Objective:
Find every line in the records below that holds the word "LaTeX", and copy it out.

Records to process:
★ ★ ★ ★ ★

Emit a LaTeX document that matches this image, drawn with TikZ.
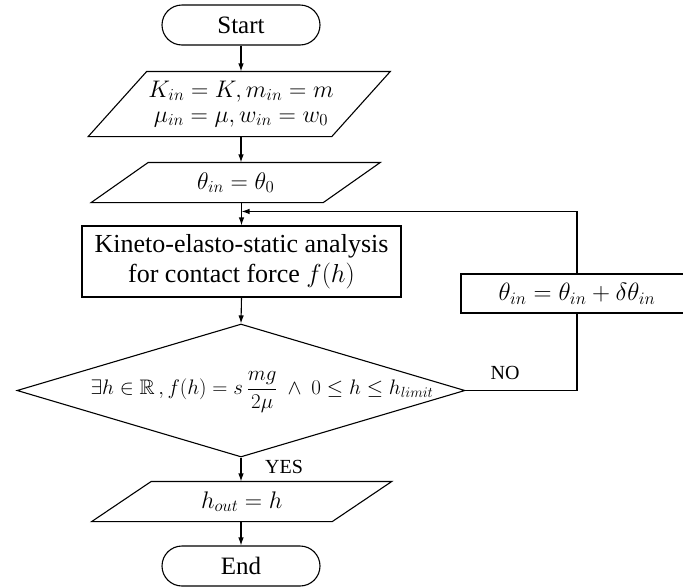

★ ★ ★ ★ ★

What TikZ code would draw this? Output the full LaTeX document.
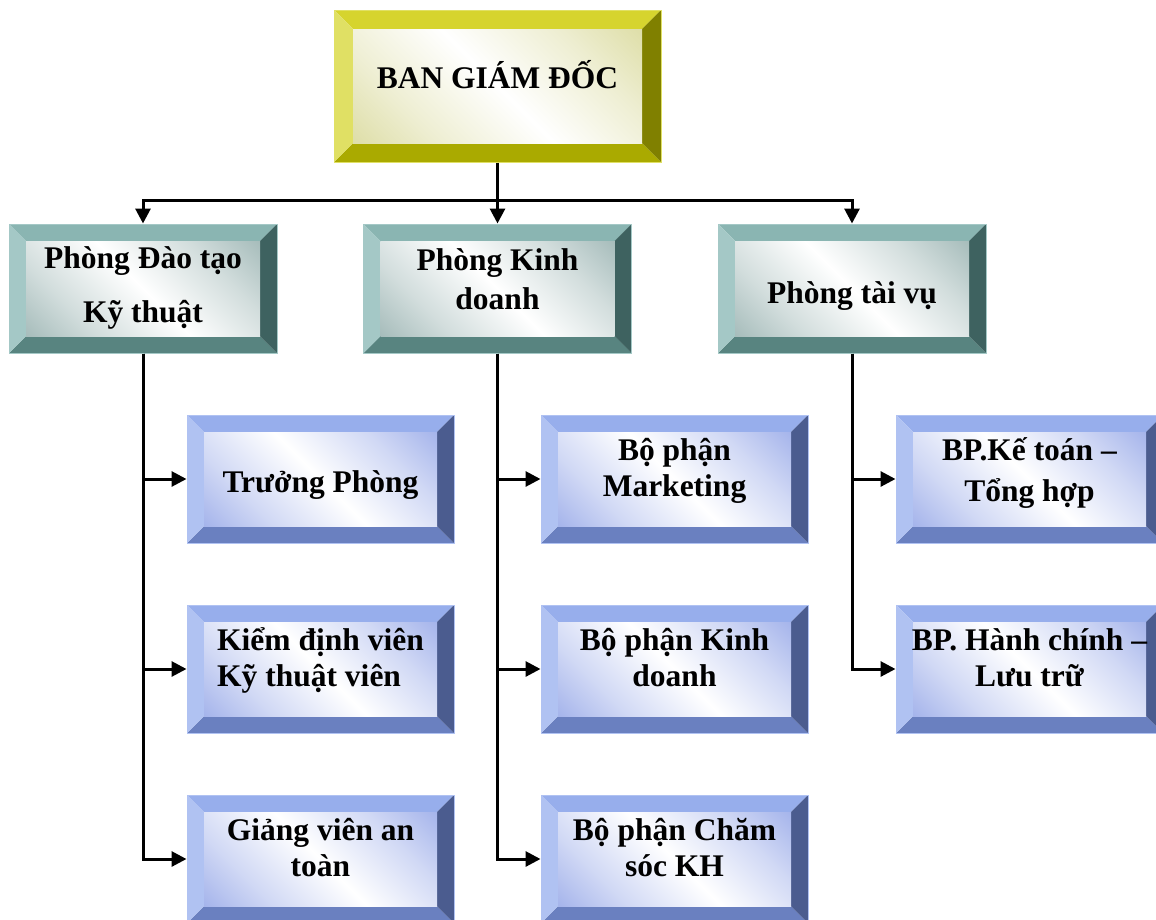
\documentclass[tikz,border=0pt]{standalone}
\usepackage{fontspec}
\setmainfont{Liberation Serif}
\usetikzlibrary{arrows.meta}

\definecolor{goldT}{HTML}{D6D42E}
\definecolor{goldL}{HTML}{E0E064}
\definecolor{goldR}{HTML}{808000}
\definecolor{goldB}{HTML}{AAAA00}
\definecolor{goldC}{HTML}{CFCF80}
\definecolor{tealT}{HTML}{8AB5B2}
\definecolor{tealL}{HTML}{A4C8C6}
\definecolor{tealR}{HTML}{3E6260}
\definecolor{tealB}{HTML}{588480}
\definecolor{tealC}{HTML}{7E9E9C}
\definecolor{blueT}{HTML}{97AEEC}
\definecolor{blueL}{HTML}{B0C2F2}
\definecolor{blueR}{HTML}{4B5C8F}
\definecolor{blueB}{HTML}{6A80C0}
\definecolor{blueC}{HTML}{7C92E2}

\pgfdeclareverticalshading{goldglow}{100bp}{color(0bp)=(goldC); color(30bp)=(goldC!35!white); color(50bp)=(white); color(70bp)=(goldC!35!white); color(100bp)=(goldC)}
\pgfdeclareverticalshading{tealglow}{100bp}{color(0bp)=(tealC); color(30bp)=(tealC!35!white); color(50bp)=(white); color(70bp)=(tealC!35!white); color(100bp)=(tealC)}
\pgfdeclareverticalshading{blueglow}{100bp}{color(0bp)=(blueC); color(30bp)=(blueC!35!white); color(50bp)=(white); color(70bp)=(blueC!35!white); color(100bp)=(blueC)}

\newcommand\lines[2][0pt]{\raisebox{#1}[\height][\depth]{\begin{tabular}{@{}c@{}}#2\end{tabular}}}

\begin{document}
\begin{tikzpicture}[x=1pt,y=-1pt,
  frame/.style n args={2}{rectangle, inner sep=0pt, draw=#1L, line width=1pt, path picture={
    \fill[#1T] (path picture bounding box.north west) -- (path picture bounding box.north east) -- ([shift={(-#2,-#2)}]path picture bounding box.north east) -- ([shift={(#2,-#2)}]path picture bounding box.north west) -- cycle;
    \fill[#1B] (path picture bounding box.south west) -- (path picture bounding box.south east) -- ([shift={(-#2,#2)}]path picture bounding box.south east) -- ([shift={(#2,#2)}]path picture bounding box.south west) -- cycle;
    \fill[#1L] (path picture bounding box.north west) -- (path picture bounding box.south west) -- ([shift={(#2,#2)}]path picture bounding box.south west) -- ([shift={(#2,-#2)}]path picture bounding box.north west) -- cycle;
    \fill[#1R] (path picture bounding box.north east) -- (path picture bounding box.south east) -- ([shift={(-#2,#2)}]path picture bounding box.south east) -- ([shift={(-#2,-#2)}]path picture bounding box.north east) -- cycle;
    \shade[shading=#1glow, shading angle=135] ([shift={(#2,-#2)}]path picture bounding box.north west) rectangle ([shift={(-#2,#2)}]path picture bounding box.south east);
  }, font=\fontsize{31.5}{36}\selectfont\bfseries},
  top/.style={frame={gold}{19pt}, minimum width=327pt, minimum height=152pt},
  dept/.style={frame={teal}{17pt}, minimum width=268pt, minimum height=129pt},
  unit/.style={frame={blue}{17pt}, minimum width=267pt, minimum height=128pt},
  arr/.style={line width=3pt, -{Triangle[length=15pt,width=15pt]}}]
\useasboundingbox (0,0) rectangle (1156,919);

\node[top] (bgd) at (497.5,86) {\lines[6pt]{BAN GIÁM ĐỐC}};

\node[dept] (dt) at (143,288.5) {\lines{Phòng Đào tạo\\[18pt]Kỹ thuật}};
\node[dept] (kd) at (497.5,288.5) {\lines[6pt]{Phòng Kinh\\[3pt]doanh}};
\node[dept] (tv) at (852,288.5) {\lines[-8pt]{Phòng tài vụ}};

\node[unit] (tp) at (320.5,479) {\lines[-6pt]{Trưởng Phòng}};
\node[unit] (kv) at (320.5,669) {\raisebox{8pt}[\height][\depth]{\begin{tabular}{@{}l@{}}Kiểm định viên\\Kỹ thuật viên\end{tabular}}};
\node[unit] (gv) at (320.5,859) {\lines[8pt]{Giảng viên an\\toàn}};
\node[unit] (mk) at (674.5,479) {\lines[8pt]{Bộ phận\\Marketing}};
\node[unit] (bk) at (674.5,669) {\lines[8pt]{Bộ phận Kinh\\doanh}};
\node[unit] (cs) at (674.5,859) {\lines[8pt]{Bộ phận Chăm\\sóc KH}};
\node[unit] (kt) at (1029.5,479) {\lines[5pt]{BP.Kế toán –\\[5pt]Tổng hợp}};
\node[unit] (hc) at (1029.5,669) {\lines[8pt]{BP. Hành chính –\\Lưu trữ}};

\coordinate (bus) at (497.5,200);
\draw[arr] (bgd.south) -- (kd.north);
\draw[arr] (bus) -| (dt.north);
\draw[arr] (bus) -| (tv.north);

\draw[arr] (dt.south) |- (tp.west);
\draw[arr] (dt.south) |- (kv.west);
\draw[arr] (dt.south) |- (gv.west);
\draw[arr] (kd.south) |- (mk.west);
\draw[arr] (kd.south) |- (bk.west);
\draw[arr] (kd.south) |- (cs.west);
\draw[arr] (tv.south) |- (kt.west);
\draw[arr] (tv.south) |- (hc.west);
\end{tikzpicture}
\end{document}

★ ★ ★ ★ ★

Exercise answer:
Emit a LaTeX document that matches this image, drawn with TikZ.
What TikZ code would draw this? Output the full LaTeX document.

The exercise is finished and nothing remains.